If you are turning 60 in 2020, the pandemic could do more than interrupt your party plans. It could also lower the amount you’ll receive when you file for Social Security.
Social Security benefits are based on a worker’s 35 highest years of earnings, which are then indexed to the growth in average wages until the year the worker turns 60. That’s a problem for people who turn 60 this year—even if their own earnings were unaffected by the pandemic—because the economic downturn is expected to sharply reduce average wages, dragging down the index. Based on Congressional Budget Office projections, benefits for people who turn 60 in 2020 will be permanently reduced by about 9%, says Andrew Biggs, resident scholar at the American Enterprise Institute and former deputy commissioner of the Social Security Administration. For an average wage earner who claims Social Security benefits at age 67—full retirement age for people born in 1960—that works out to a reduction of about $2,500 a year, Biggs says. The Center for American Progress estimates that this will affect about 3 million people who will turn 60 this year.
Retirees can offset some of the damage by delaying benefits. For every year you delay benefits past full retirement age until age 70, you’ll receive a credit of about 8%.
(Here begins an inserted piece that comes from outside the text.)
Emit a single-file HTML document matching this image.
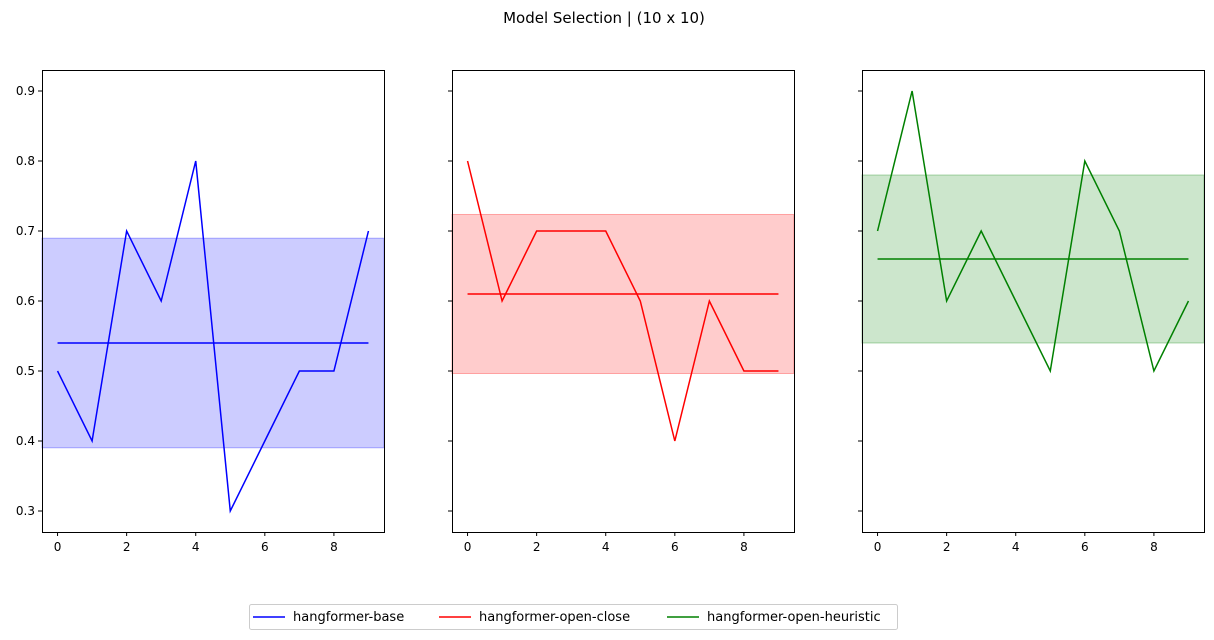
<!DOCTYPE html>
<html><head><meta charset="utf-8"><style>
body{margin:0;background:#fff;}
svg{display:block;font-family:"DejaVu Sans","Liberation Sans",sans-serif;}
</style></head><body>
<svg id="chart" width="1214" height="640" viewBox="0 0 1214 640">
<text x="604" y="23" font-size="15" text-anchor="middle">Model Selection | (10 x 10)</text>
<g id="panels"></g>
<g>
<rect x="249.5" y="604.5" width="648" height="25" rx="2" fill="#fff" stroke="#ccc"/>
<line x1="253" y1="617" x2="285" y2="617" stroke="blue" stroke-width="1.5"/>
<text x="293" y="621" font-size="13">hangformer-base</text>
<line x1="439" y1="617" x2="471" y2="617" stroke="red" stroke-width="1.5"/>
<text x="479" y="621" font-size="13">hangformer-open-close</text>
<line x1="667" y1="617" x2="699" y2="617" stroke="green" stroke-width="1.5"/>
<text x="707" y="621" font-size="13">hangformer-open-heuristic</text>
</g>
</svg>
<script>
const seriesNames = ["hangformer-base","hangformer-open-close","hangformer-open-heuristic"];
const baseValues = [0.5,0.4,0.7,0.6,0.8,0.3,0.4,0.5,0.5,0.7];
const openCloseValues = [0.8,0.6,0.7,0.7,0.7,0.6,0.4,0.6,0.5,0.5];
const openHeuristicValues = [0.7,0.9,0.6,0.7,0.6,0.5,0.8,0.7,0.5,0.6];
const xTicks = [0,2,4,6,8];
const yTicks = [0.3,0.4,0.5,0.6,0.7,0.8,0.9];

const NS="http://www.w3.org/2000/svg";
const g=document.getElementById('panels');
const panelLefts=[42,452,862], W=342, plotTop=70, H=462;
const colors=["blue","red","green"], fills=["rgba(0,0,255,0.2)","rgba(255,0,0,0.2)","rgba(0,128,0,0.2)"];
const allSeries=[baseValues,openCloseValues,openHeuristicValues];
const xmin=-0.45,xmax=9.45,ymin=0.27,ymax=0.93;
function mk(t,a){const e=document.createElementNS(NS,t);for(const k in a)e.setAttribute(k,a[k]);return e;}
allSeries.forEach((vals,i)=>{
  const L=panelLefts[i];
  const xs=v=>L+(v-xmin)/(xmax-xmin)*W;
  const ys=v=>plotTop+(ymax-v)/(ymax-ymin)*H;
  const pg=mk('g',{});
  
  
  const n=vals.length, mean=vals.reduce((a,b)=>a+b,0)/n;
  const sd=Math.sqrt(vals.reduce((a,b)=>a+(b-mean)**2,0)/n);
  const band=mk('rect',{x:L,y:ys(mean+sd),width:W,height:ys(mean-sd)-ys(mean+sd),fill:fills[i],stroke:fills[i].replace('0.2','0.3')});
  
  
  pg.appendChild(band);
  const ml=mk('line',{x1:xs(0),x2:xs(n-1),y1:ys(mean),y2:ys(mean),stroke:colors[i],'stroke-width':1.5});
  
  
  pg.appendChild(ml);
  const pl=mk('polyline',{points:vals.map((v,j)=>xs(j)+','+ys(v)).join(' '),fill:'none',stroke:colors[i],'stroke-width':1.5});
  
  
  pg.appendChild(pl);
  pg.appendChild(mk('rect',{x:L+0.5,y:plotTop+0.5,width:W,height:H,fill:'none',stroke:'#000','stroke-width':1}));
  xTicks.forEach(t=>{
    const x=xs(t);
    pg.appendChild(mk('line',{x1:x,x2:x,y1:plotTop+H,y2:plotTop+H+4,stroke:'#000'}));
    const tx=mk('text',{x:x,y:plotTop+H+19,'font-size':12,'text-anchor':'middle'});tx.textContent=t;
    
    
    pg.appendChild(tx);
  });
  yTicks.forEach(t=>{
    const y=ys(t);
    pg.appendChild(mk('line',{x1:L-4,x2:L,y1:y,y2:y,stroke:'#000'}));
    if(i===0){const tx=mk('text',{x:L-7,y:y+4,'font-size':12,'text-anchor':'end'});tx.textContent=t.toFixed(1);
      
      
      pg.appendChild(tx);}
  });
  g.appendChild(pg);
});
</script>
</body></html>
How Social Security benefits are calculated
To be eligible for Social Security benefits, you must earn at least 40 "credits." You can earn up to four credits a year, so it takes ten years of work to qualify for Social Security. In 2020 you must earn $1,410 to get one Social Security work credit and $5,640 to get the maximum four credits for the year.
Your benefit is based on the 35 years in which you earned the most money. If you have fewer than 35 years of earnings, each year with no earnings will be factored in at zero. You can increase your benefit by replacing those zero years, say, by working longer, even if it's just part-time. But don't worry -- no low-earning year will replace a higher-earning year. The benefit isn't based on 35 consecutive years of work, but the highest-earning 35 years. So if you decide to phase into retirement by going part-time, you won't affect your benefit at all if you have 35 years of higher earnings. But if you make more money, your benefit will be adjusted upward, even if you are still working while taking your benefit.
There is a maximum benefit amount you can receive, though it depends on the age you retire. For someone at full retirement age in 2020, the maximum monthly benefit is $3,790. You can estimate your own benefit by using Social Security's online Retirement Estimator.
Social Security cost-of-living adjustments
In less-dark times, one of the most attractive features of Social Security benefits is that every year the government adjusts the benefit for inflation. Known as a cost-of-living adjustment, or COLA, this inflation protection can help you keep up with rising living expenses during retirement. The COLA, which is automatic, is quite valuable; buying inflation protection on a private annuity can cost a pretty penny.
Because the COLA is calculated based on changes in a federal consumer price index, the size of the COLA depends largely on broad inflation levels determined by the government. For 2021, Kiplinger is projecting there will be no Social Security cost of living adjustment, thanks to the economic fallout of the worldwide pandemic.